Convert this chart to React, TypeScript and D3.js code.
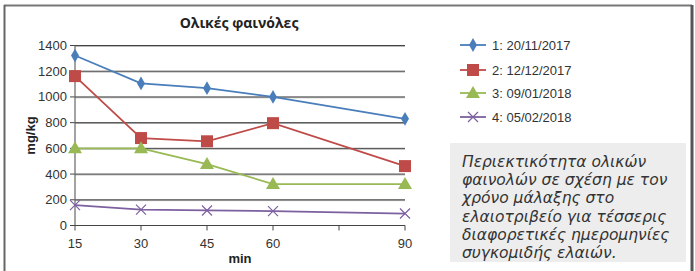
import React from "react";
import * as d3 from "d3";

// τιμές από το διάγραμμα (mg/kg)
const minutes = [15, 30, 45, 60, 90];
const xTicks = [15, 30, 45, 60, 75, 90];
const xTickLabels = ["15", "30", "45", "60", "", "90"];
const yTicks = [0, 200, 400, 600, 800, 1000, 1200, 1400];

const series1 = [1322, 1105, 1068, 1000, 830];
const series2 = [1162, 680, 655, 796, 462];
const series3 = [600, 600, 478, 322, 322];
const series4 = [158, 124, 117, 112, 93];

const seriesNames = ["1: 20/11/2017", "2: 12/12/2017", "3: 09/01/2018", "4: 05/02/2018"];
const seriesColors = ["#4a7ebb", "#be4b48", "#98b954", "#7d60a0"];
const seriesMarkers = ["diamond", "square", "triangle", "cross"];

const captionLines = [
  "Περιεκτικότητα ολικών",
  "φαινολών σε σχέση με τον",
  "χρόνο μάλαξης στο",
  "ελαιοτριβείο για τέσσερις",
  "διαφορετικές ημερομηνίες",
  "συγκομιδής ελαιών.",
];

const W = 695;
const H = 271;
const left = 75;
const right = 405;
const top = 45.5;
const bottom = 225.5;

const Marker = ({ kind, x, y, color }: { kind: string; x: number; y: number; color: string }) => {
  if (kind === "diamond") {
    const p = d3.symbol(d3.symbolDiamond, 55)();
    return <path d={p || ""} transform={`translate(${x},${y})`} fill={color} />;
  }
  if (kind === "square") {
    return <rect x={x - 6} y={y - 6} width={12} height={12} fill={color} />;
  }
  if (kind === "triangle") {
    return <path d={`M${x},${y - 7}L${x + 7},${y + 5}L${x - 7},${y + 5}Z`} fill={color} />;
  }
  return (
    <path
      d={`M${x - 5},${y - 5}L${x + 5},${y + 5}M${x - 5},${y + 5}L${x + 5},${y - 5}`}
      stroke={color}
      strokeWidth={1.2}
      fill="none"
    />
  );
};

export default function App() {
  const x = d3.scaleLinear().domain([15, 90]).range([left, right]);
  const y = d3.scaleLinear().domain([0, 1400]).range([bottom, top]);
  const allSeries = [series1, series2, series3, series4];
  const line = d3
    .line<number>()
    .x((_, i) => x(minutes[i]))
    .y((d) => y(d));

  const font = "'Liberation Sans', Arial, sans-serif";

  return (
    <svg
      width={W}
      height={H}
      style={{ position: "absolute", left: 0, top: 0, background: "#fff" }}
      fontFamily={font}
    >
      {/* πλαίσιο */}
      <line x1={4} y1={5.5} x2={692} y2={5.5} stroke="#777" strokeWidth={2} />
      <line x1={4.5} y1={5} x2={4.5} y2={H} stroke="#666" strokeWidth={2} />
      <line x1={692} y1={5} x2={692} y2={H} stroke="#555" strokeWidth={3} />

      <text x={239} y={28} textAnchor="middle" fontSize={14} fontWeight="bold" fill="#222" fontFamily="'Open Sans', sans-serif">
        Ολικές φαινόλες
      </text>

      {/* γραμμές πλέγματος */}
      {yTicks.map((t) => (
        <g key={t}>
          {t > 0 && (
            <line x1={left} x2={right} y1={y(t) + 0.8} y2={y(t) + 0.8} stroke="#aaa" strokeWidth={1} />
          )}
          <line x1={left} x2={right} y1={y(t)} y2={y(t)} stroke="#444" strokeWidth={1} />
          <line x1={left - 5} x2={left} y1={y(t)} y2={y(t)} stroke="#444" />
          <text x={67} y={y(t) + 4.5} textAnchor="end" fontSize={13} fill="#333">
            {t}
          </text>
        </g>
      ))}
      <line x1={left} x2={left} y1={top} y2={bottom} stroke="#666" strokeWidth={1.2} />
      {xTicks.map((t, i) => (
        <g key={t}>
          <line x1={x(t)} x2={x(t)} y1={bottom} y2={bottom + 5} stroke="#444" />
          <text x={x(t)} y={248} textAnchor="middle" fontSize={13} fill="#333">
            {xTickLabels[i]}
          </text>
        </g>
      ))}

      <text
        transform={`translate(35,${(top + bottom) / 2}) rotate(-90)`}
        textAnchor="middle"
        fontSize={13}
        fontWeight="bold"
        fill="#222"
      >
        mg/kg
      </text>
      <text x={240} y={263} textAnchor="middle" fontSize={13} fontWeight="bold" fill="#222">
        min
      </text>

      {/* σειρές */}
      {allSeries.map((s, si) => (
        <g key={si}>
          <path d={line(s) || ""} fill="none" stroke={seriesColors[si]} strokeWidth={1.8} />
          {s.map((v, i) => (
            <Marker key={i} kind={seriesMarkers[si]} x={x(minutes[i])} y={y(v)} color={seriesColors[si]} />
          ))}
        </g>
      ))}

      {/* υπόμνημα */}
      {seriesNames.map((name, i) => {
        const ly = [45, 70, 93, 117][i];
        return (
          <g key={name}>
            <line x1={460} x2={486} y1={ly} y2={ly} stroke={seriesColors[i]} strokeWidth={1.8} />
            <Marker kind={seriesMarkers[i]} x={473} y={ly} color={seriesColors[i]} />
            <text x={492} y={ly + 4.5} fontSize={13} fill="#333">
              {name}
            </text>
          </g>
        );
      })}

      {/* λεζάντα */}
      <rect x={450} y={143} width={236} height={119} fill="#ededed" />
      {captionLines.map((l, i) => (
        <text
          key={i}
          x={462}
          y={167 + i * 18.2}
          fontSize={15.5}
          fontStyle="italic"
          fill="#333"
          fontFamily="'DejaVu Sans', sans-serif"
        >
          {l}
        </text>
      ))}
    </svg>
  );
}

··········

**Stated task**
All of the data needs repeating exactly, but the pictures do not.

**Finished exercise**
Convert this chart to React, TypeScript and D3.js code.
import React from "react";
import * as d3 from "d3";

// τιμές από το διάγραμμα (mg/kg)
const minutes = [15, 30, 45, 60, 90];
const xTicks = [15, 30, 45, 60, 75, 90];
const xTickLabels = ["15", "30", "45", "60", "", "90"];
const yTicks = [0, 200, 400, 600, 800, 1000, 1200, 1400];

const series1 = [1322, 1105, 1068, 1000, 830];
const series2 = [1162, 680, 655, 796, 462];
const series3 = [600, 600, 478, 322, 322];
const series4 = [158, 124, 117, 112, 93];

const seriesNames = ["1: 20/11/2017", "2: 12/12/2017", "3: 09/01/2018", "4: 05/02/2018"];
const seriesColors = ["#4a7ebb", "#be4b48", "#98b954", "#7d60a0"];
const seriesMarkers = ["diamond", "square", "triangle", "cross"];

const captionLines = [
  "Περιεκτικότητα ολικών",
  "φαινολών σε σχέση με τον",
  "χρόνο μάλαξης στο",
  "ελαιοτριβείο για τέσσερις",
  "διαφορετικές ημερομηνίες",
  "συγκομιδής ελαιών.",
];

const W = 695;
const H = 271;
const left = 75;
const right = 405;
const top = 45.5;
const bottom = 225.5;

const Marker = ({ kind, x, y, color }: { kind: string; x: number; y: number; color: string }) => {
  if (kind === "diamond") {
    const p = d3.symbol(d3.symbolDiamond, 55)();
    return <path d={p || ""} transform={`translate(${x},${y})`} fill={color} />;
  }
  if (kind === "square") {
    return <rect x={x - 6} y={y - 6} width={12} height={12} fill={color} />;
  }
  if (kind === "triangle") {
    return <path d={`M${x},${y - 7}L${x + 7},${y + 5}L${x - 7},${y + 5}Z`} fill={color} />;
  }
  return (
    <path
      d={`M${x - 5},${y - 5}L${x + 5},${y + 5}M${x - 5},${y + 5}L${x + 5},${y - 5}`}
      stroke={color}
      strokeWidth={1.2}
      fill="none"
    />
  );
};

export default function App() {
  const x = d3.scaleLinear().domain([15, 90]).range([left, right]);
  const y = d3.scaleLinear().domain([0, 1400]).range([bottom, top]);
  const allSeries = [series1, series2, series3, series4];
  const line = d3
    .line<number>()
    .x((_, i) => x(minutes[i]))
    .y((d) => y(d));

  const font = "'Liberation Sans', Arial, sans-serif";

  return (
    <svg
      width={W}
      height={H}
      style={{ position: "absolute", left: 0, top: 0, background: "#fff" }}
      fontFamily={font}
    >
      {/* πλαίσιο */}
      <line x1={4} y1={5.5} x2={692} y2={5.5} stroke="#777" strokeWidth={2} />
      <line x1={4.5} y1={5} x2={4.5} y2={H} stroke="#666" strokeWidth={2} />
      <line x1={692} y1={5} x2={692} y2={H} stroke="#555" strokeWidth={3} />

      <text x={239} y={28} textAnchor="middle" fontSize={14} fontWeight="bold" fill="#222" fontFamily="'Open Sans', sans-serif">
        Ολικές φαινόλες
      </text>

      {/* γραμμές πλέγματος */}
      {yTicks.map((t) => (
        <g key={t}>
          {t > 0 && (
            <line x1={left} x2={right} y1={y(t) + 0.8} y2={y(t) + 0.8} stroke="#aaa" strokeWidth={1} />
          )}
          <line x1={left} x2={right} y1={y(t)} y2={y(t)} stroke="#444" strokeWidth={1} />
          <line x1={left - 5} x2={left} y1={y(t)} y2={y(t)} stroke="#444" />
          <text x={67} y={y(t) + 4.5} textAnchor="end" fontSize={13} fill="#333">
            {t}
          </text>
        </g>
      ))}
      <line x1={left} x2={left} y1={top} y2={bottom} stroke="#666" strokeWidth={1.2} />
      {xTicks.map((t, i) => (
        <g key={t}>
          <line x1={x(t)} x2={x(t)} y1={bottom} y2={bottom + 5} stroke="#444" />
          <text x={x(t)} y={248} textAnchor="middle" fontSize={13} fill="#333">
            {xTickLabels[i]}
          </text>
        </g>
      ))}

      <text
        transform={`translate(35,${(top + bottom) / 2}) rotate(-90)`}
        textAnchor="middle"
        fontSize={13}
        fontWeight="bold"
        fill="#222"
      >
        mg/kg
      </text>
      <text x={240} y={263} textAnchor="middle" fontSize={13} fontWeight="bold" fill="#222">
        min
      </text>

      {/* σειρές */}
      {allSeries.map((s, si) => (
        <g key={si}>
          <path d={line(s) || ""} fill="none" stroke={seriesColors[si]} strokeWidth={1.8} />
          {s.map((v, i) => (
            <Marker key={i} kind={seriesMarkers[si]} x={x(minutes[i])} y={y(v)} color={seriesColors[si]} />
          ))}
        </g>
      ))}

      {/* υπόμνημα */}
      {seriesNames.map((name, i) => {
        const ly = [45, 70, 93, 117][i];
        return (
          <g key={name}>
            <line x1={460} x2={486} y1={ly} y2={ly} stroke={seriesColors[i]} strokeWidth={1.8} />
            <Marker kind={seriesMarkers[i]} x={473} y={ly} color={seriesColors[i]} />
            <text x={492} y={ly + 4.5} fontSize={13} fill="#333">
              {name}
            </text>
          </g>
        );
      })}

      {/* λεζάντα */}
      <rect x={450} y={143} width={236} height={119} fill="#ededed" />
      {captionLines.map((l, i) => (
        <text
          key={i}
          x={462}
          y={167 + i * 18.2}
          fontSize={15.5}
          fontStyle="italic"
          fill="#333"
          fontFamily="'DejaVu Sans', sans-serif"
        >
          {l}
        </text>
      ))}
    </svg>
  );
}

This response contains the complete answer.